These ideas of Costa and Freyre, with all their manifest contradictions, were played out with remarkable clarity in a handful of small buildings. Chief among these is the Grande Hotel in Ouro Preto, whose name belies its small scale. It was designed by Oscar Niemeyer in 1938–9, with the well-documented involvement of SPHAN, and it was completed in 1940. The government of the state of Minas Gerais, of which the town is the old capital, first looked at building a new hotel on 1938, to capitalize on the city’s touristic potential, and considered a number of designs.

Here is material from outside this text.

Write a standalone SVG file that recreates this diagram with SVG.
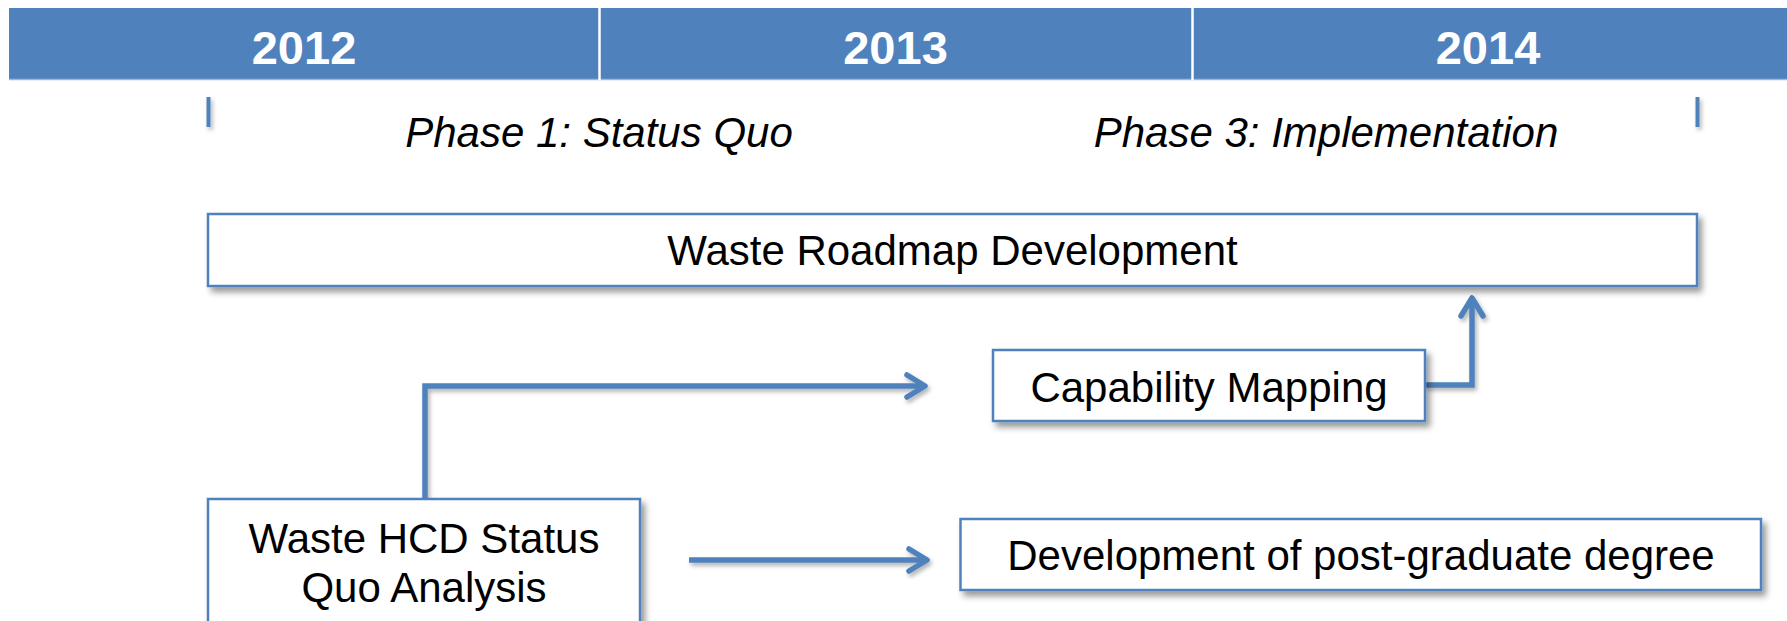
<svg xmlns="http://www.w3.org/2000/svg" width="1787" height="621" viewBox="0 0 1787 621">
<style>
.yr{font-family:"Liberation Sans",Arial,sans-serif;font-weight:bold;font-size:47px;fill:#fff;text-anchor:middle}
.ph{font-family:"Liberation Sans",Arial,sans-serif;font-style:italic;font-size:42px;fill:#000;text-anchor:middle}
.lbl{font-family:"Liberation Sans",Arial,sans-serif;font-size:42px;fill:#000;text-anchor:middle}
.box{fill:#fff;stroke:#4F81BD;stroke-width:2.5;filter:url(#sh)}
.conn{fill:none;stroke:#4F81BD;stroke-width:5.5;filter:url(#sh2)}
.tick{stroke:#4F81BD;stroke-width:4;filter:url(#sh2)}
</style>
<defs>
<filter id="sh" x="-10%" y="-20%" width="120%" height="160%">
<feDropShadow dx="4" dy="5" stdDeviation="3" flood-color="#000" flood-opacity="0.4"/>
</filter>
<filter id="sh2" filterUnits="userSpaceOnUse" x="0" y="0" width="1787" height="621">
<feDropShadow dx="2" dy="3" stdDeviation="2" flood-color="#000" flood-opacity="0.3"/>
</filter>
<marker id="arr" markerUnits="userSpaceOnUse" markerWidth="36" markerHeight="36" viewBox="-26 -18 36 36" refX="0" refY="0" orient="auto">
<path d="M-18,-11 L0,0 L-18,11" fill="none" stroke="#4F81BD" stroke-width="5.5" stroke-linecap="round" stroke-linejoin="round"/>
</marker>
</defs>
<g id="header">
<rect x="9" y="8" width="1778" height="72" fill="#4F81BD"/>
<line x1="9" y1="79.5" x2="1787" y2="79.5" stroke="#9DB8DC" stroke-width="1.5"/>
<line x1="599.5" y1="8" x2="599.5" y2="80" stroke="#fff" stroke-width="2.5"/>
<line x1="1192.5" y1="8" x2="1192.5" y2="80" stroke="#fff" stroke-width="2.5"/>
<text class="yr" x="304" y="64">2012</text>
<text class="yr" x="895.5" y="64">2013</text>
<text class="yr" x="1488" y="64">2014</text>
</g>
<g id="phases">
<line class="tick" x1="208.5" y1="97" x2="208.5" y2="127"/>
<line class="tick" x1="1697.5" y1="97" x2="1697.5" y2="127"/>
<text class="ph" x="599" y="147">Phase 1: Status Quo</text>
<text class="ph" x="1326" y="147">Phase 3: Implementation</text>
</g>
<g id="connectors">
<path class="conn" d="M425,499 V386 H925" marker-end="url(#arr)"/>
<path class="conn" d="M689,560 H927" marker-end="url(#arr)"/>
<path class="conn" d="M1425,385 H1472 V298" marker-end="url(#arr)"/>
</g>
<g id="roadmap">
<rect class="box" x="208" y="214" width="1489" height="72"/>
<text class="lbl" x="952.5" y="265">Waste Roadmap Development</text>
</g>
<g id="capability">
<rect class="box" x="993" y="350" width="432" height="71"/>
<text class="lbl" x="1209" y="402">Capability Mapping</text>
</g>
<g id="statusquo">
<rect class="box" x="208" y="499" width="432" height="150"/>
<text class="lbl" x="424" y="553">Waste HCD Status</text>
<text class="lbl" x="424" y="602">Quo Analysis</text>
</g>
<g id="postgrad">
<rect class="box" x="960.5" y="519" width="800.5" height="71"/>
<text class="lbl" x="1361" y="570">Development of post-graduate degree</text>
</g>
</svg>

Niemeyer’s eventual design is a four-storey building built into the side of a hill near the Casa dos Contos, the old treasury building. It contains 44 rooms, including 17 curiously shaped duplexes, their two floors linked by a spiral staircase. Offices and kitchens occupy the ground floor, with a restaurant and public rooms on the floor above. It is horizontal in plan, and is defined by a veranda extending the width of the building. Each bedroom looks out onto the terrace, all of which overlook the town. The first two floors are mostly unimpeded public spaces. In common with the surrounding buildings, the building has a red tiled roof, whitewashed walls and stone from the nearby Pico do Itacolomi. There is wooden trellis dividing up the first-floor veranda; there are azulejos in the public rooms. In terms of materials the only outstanding concession to modernity is the use of opaque glass on the terrace. It is nevertheless a modern building, however much the exterior fits in with the surroundings. Its horizontal facade has no equivalent in the town; it has a concrete frame; it has pilotis reaching up to the third floor; its duplex apartments and spiral staircases have no historic precedent here.

The insertion of this modern building into a historic landscape was fraught and SPHAN was involved from the start. Its director, Andrade, approached the architect Carlos Leao to produce a design. Leao’s design, for the same small, sloping, site as that originally built on, was a heavy-handed symmetrical neoclassical building of four storeys, with a grand ceremonial staircase leading up to the main entrance. It employed the same tiles and stone as the neighboring buildings, and its squat window openings alluded to the solidity of the surrounding architecture. In its symmetry, proportions and solidity, it resembled the public buildings of the Praca Tiradentes, the city’s central square. Its location, an awkward, narrow site halfway down the steep Rua Sao Rocha Lagoa, was quite different. Leao’s design seems meant for a more open and central location; its grandeur is misplaced here. Andrade’s initial response, however, seems to have been favorable.